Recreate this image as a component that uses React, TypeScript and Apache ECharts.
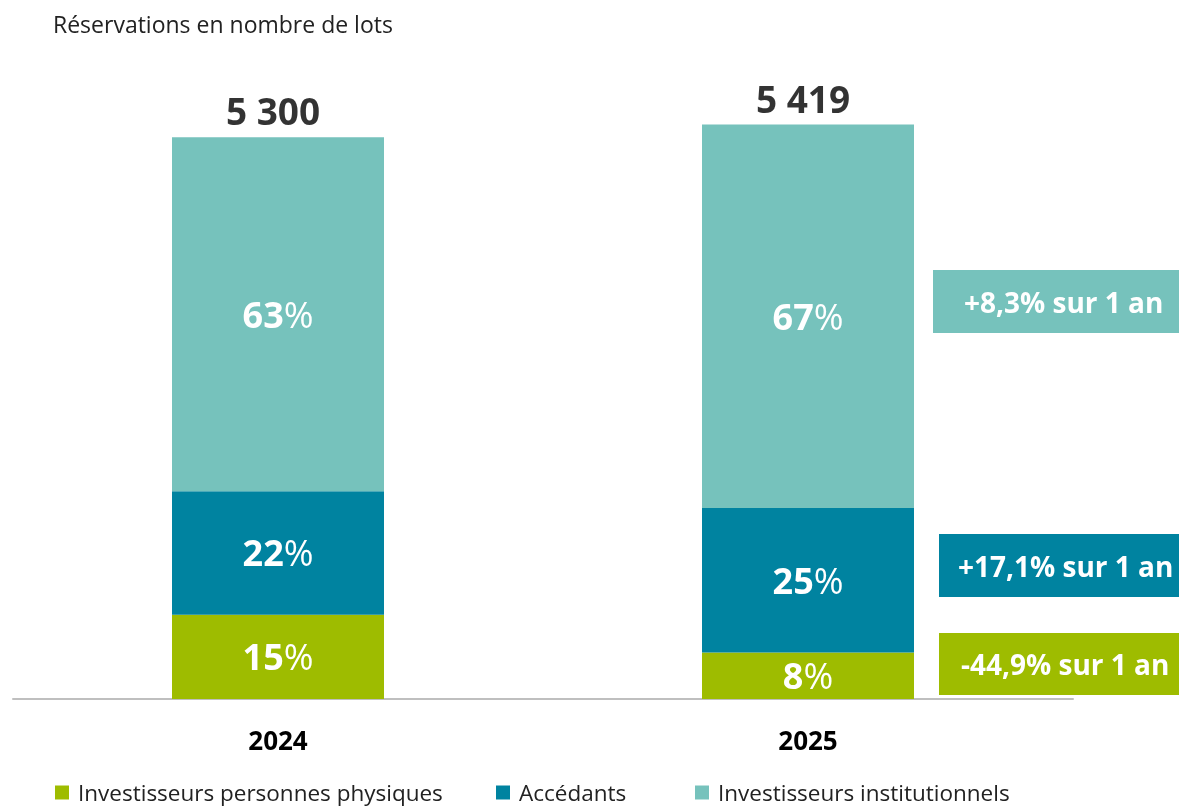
import React, { useEffect, useRef } from "react";
import * as echarts from "echarts";

const years = ["2024", "2025"];
const seriesNames = ["Investisseurs personnes physiques", "Accédants", "Investisseurs institutionnels"];
const physiques = [795, 438];
const accedants = [1166, 1365];
const institutionnels = [3339, 3616];
const colors = ["#9EBC00", "#0083A0", "#76C2BC"];

const FONT = "'Open Sans', 'Noto Sans', sans-serif";

function fmtThousands(n: number) {
  return String(Math.round(n)).replace(/\B(?=(\d{3})+(?!\d))/g, " ");
}

export default function App() {
  const ref = useRef<HTMLDivElement>(null);
  useEffect(() => {
    document.body.style.margin = "0";
    const chart = echarts.init(ref.current!, null, { renderer: "svg" });
    const allSeries = [physiques, accedants, institutionnels];
    const totals = years.map((_, i) => allSeries.reduce((s, arr) => s + arr[i], 0));
    const changes = allSeries.map((arr) => {
      const c = (arr[1] / arr[0] - 1) * 100;
      return (c >= 0 ? "+" : "") + c.toFixed(1).replace(".", ",") + "% sur 1 an";
    });

    const barSeries = allSeries.map((arr, k) => ({
      name: seriesNames[k],
      type: "bar",
      stack: "total",
      barWidth: "40%",
      data: arr,
      itemStyle: { color: colors[k] },
      label: {
        show: true,
        position: "inside",
        formatter: (p: any) => {
          const pct = Math.round((p.value / totals[p.dataIndex]) * 100);
          return `{b|${pct}}{n|%}`;
        },
        rich: {
          b: { fontFamily: FONT, fontWeight: "bold", fontSize: 36, color: "#fff" },
          n: { fontFamily: FONT, fontWeight: "normal", fontSize: 36, color: "#fff" },
        },
      },
    }));

    const callouts = [
      { k: 2, x: 933, y: 270, h: 63, tx: 964 },
      { k: 1, x: 939, y: 534, h: 63, tx: 958 },
      { k: 0, x: 939, y: 633, h: 62, tx: 961 },
    ];

    const graphic: any[] = [];
    callouts.forEach((c) => {
      graphic.push({
        type: "rect",
        shape: { x: c.x, y: c.y, width: 1179 - c.x, height: c.h },
        style: { fill: colors[c.k] },
      });
      graphic.push({
        type: "text",
        x: c.tx,
        y: c.y + c.h / 2,
        style: {
          text: changes[c.k],
          fill: "#fff",
          font: `bold 28px ${FONT}`,
          verticalAlign: "middle",
          align: "left",
        },
      });
    });

    const legendLefts = [55, 496, 695];

    chart.setOption({
      animation: false,
      textStyle: { fontFamily: FONT },
      title: {
        text: "Réservations en nombre de lots",
        left: 48,
        top: 7,
        textStyle: { fontFamily: FONT, fontSize: 23, fontWeight: "normal", color: "#222" },
      },
      grid: { left: 13, right: 106, top: 63, bottom: 110 },
      xAxis: {
        type: "category",
        data: years,
        axisLine: { lineStyle: { color: "#BFBFBF", width: 2 } },
        axisTick: { show: false },
        axisLabel: { fontFamily: FONT, fontWeight: "bold", fontSize: 26, color: "#000", margin: 28 },
      },
      yAxis: { type: "value", min: 0, max: 6000, show: false, splitLine: { show: false } },
      legend: legendLefts.map((l, i) => ({
        data: [seriesNames[i]],
        left: l,
        top: 781,
        icon: "rect",
        itemWidth: 14,
        itemHeight: 14,
        padding: 0,
        textStyle: { fontFamily: FONT, fontSize: 22.5, color: "#222", padding: [0, 0, 0, 4] },
      })),
      series: [
        ...barSeries,
        {
          type: "scatter",
          data: totals,
          symbolSize: 0,
          silent: true,
          z: 10,
          label: {
            show: true,
            position: "top",
            distance: 8,
            offset: [-5, 0],
            formatter: (p: any) => fmtThousands(p.value),
            fontFamily: FONT,
            fontWeight: "bold",
            fontSize: 37,
            color: "#000",
          },
        },
      ],
      graphic,
    });
    return () => chart.dispose();
  }, []);
  return <div ref={ref} style={{ position: "fixed", left: 0, top: 0, width: 1179, height: 809 }} />;
}
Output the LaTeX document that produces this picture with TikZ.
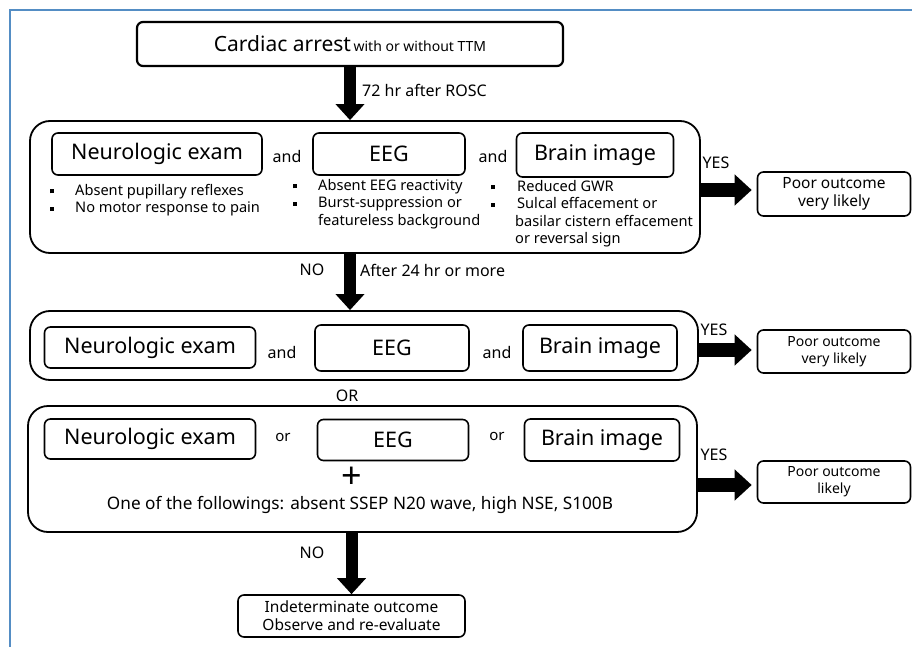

# [STATED PROBLEM]
Transcribe the records verbatim and omit the images.

# [SOLUTION]
Recreate this image as a component that uses React, TypeScript and Apache ECharts.
import React, { useEffect, useRef } from "react";
import * as echarts from "echarts";

const years = ["2024", "2025"];
const seriesNames = ["Investisseurs personnes physiques", "Accédants", "Investisseurs institutionnels"];
const physiques = [795, 438];
const accedants = [1166, 1365];
const institutionnels = [3339, 3616];
const colors = ["#9EBC00", "#0083A0", "#76C2BC"];

const FONT = "'Open Sans', 'Noto Sans', sans-serif";

function fmtThousands(n: number) {
  return String(Math.round(n)).replace(/\B(?=(\d{3})+(?!\d))/g, " ");
}

export default function App() {
  const ref = useRef<HTMLDivElement>(null);
  useEffect(() => {
    document.body.style.margin = "0";
    const chart = echarts.init(ref.current!, null, { renderer: "svg" });
    const allSeries = [physiques, accedants, institutionnels];
    const totals = years.map((_, i) => allSeries.reduce((s, arr) => s + arr[i], 0));
    const changes = allSeries.map((arr) => {
      const c = (arr[1] / arr[0] - 1) * 100;
      return (c >= 0 ? "+" : "") + c.toFixed(1).replace(".", ",") + "% sur 1 an";
    });

    const barSeries = allSeries.map((arr, k) => ({
      name: seriesNames[k],
      type: "bar",
      stack: "total",
      barWidth: "40%",
      data: arr,
      itemStyle: { color: colors[k] },
      label: {
        show: true,
        position: "inside",
        formatter: (p: any) => {
          const pct = Math.round((p.value / totals[p.dataIndex]) * 100);
          return `{b|${pct}}{n|%}`;
        },
        rich: {
          b: { fontFamily: FONT, fontWeight: "bold", fontSize: 36, color: "#fff" },
          n: { fontFamily: FONT, fontWeight: "normal", fontSize: 36, color: "#fff" },
        },
      },
    }));

    const callouts = [
      { k: 2, x: 933, y: 270, h: 63, tx: 964 },
      { k: 1, x: 939, y: 534, h: 63, tx: 958 },
      { k: 0, x: 939, y: 633, h: 62, tx: 961 },
    ];

    const graphic: any[] = [];
    callouts.forEach((c) => {
      graphic.push({
        type: "rect",
        shape: { x: c.x, y: c.y, width: 1179 - c.x, height: c.h },
        style: { fill: colors[c.k] },
      });
      graphic.push({
        type: "text",
        x: c.tx,
        y: c.y + c.h / 2,
        style: {
          text: changes[c.k],
          fill: "#fff",
          font: `bold 28px ${FONT}`,
          verticalAlign: "middle",
          align: "left",
        },
      });
    });

    const legendLefts = [55, 496, 695];

    chart.setOption({
      animation: false,
      textStyle: { fontFamily: FONT },
      title: {
        text: "Réservations en nombre de lots",
        left: 48,
        top: 7,
        textStyle: { fontFamily: FONT, fontSize: 23, fontWeight: "normal", color: "#222" },
      },
      grid: { left: 13, right: 106, top: 63, bottom: 110 },
      xAxis: {
        type: "category",
        data: years,
        axisLine: { lineStyle: { color: "#BFBFBF", width: 2 } },
        axisTick: { show: false },
        axisLabel: { fontFamily: FONT, fontWeight: "bold", fontSize: 26, color: "#000", margin: 28 },
      },
      yAxis: { type: "value", min: 0, max: 6000, show: false, splitLine: { show: false } },
      legend: legendLefts.map((l, i) => ({
        data: [seriesNames[i]],
        left: l,
        top: 781,
        icon: "rect",
        itemWidth: 14,
        itemHeight: 14,
        padding: 0,
        textStyle: { fontFamily: FONT, fontSize: 22.5, color: "#222", padding: [0, 0, 0, 4] },
      })),
      series: [
        ...barSeries,
        {
          type: "scatter",
          data: totals,
          symbolSize: 0,
          silent: true,
          z: 10,
          label: {
            show: true,
            position: "top",
            distance: 8,
            offset: [-5, 0],
            formatter: (p: any) => fmtThousands(p.value),
            fontFamily: FONT,
            fontWeight: "bold",
            fontSize: 37,
            color: "#000",
          },
        },
      ],
      graphic,
    });
    return () => chart.dispose();
  }, []);
  return <div ref={ref} style={{ position: "fixed", left: 0, top: 0, width: 1179, height: 809 }} />;
}
Output the LaTeX document that produces this picture with TikZ.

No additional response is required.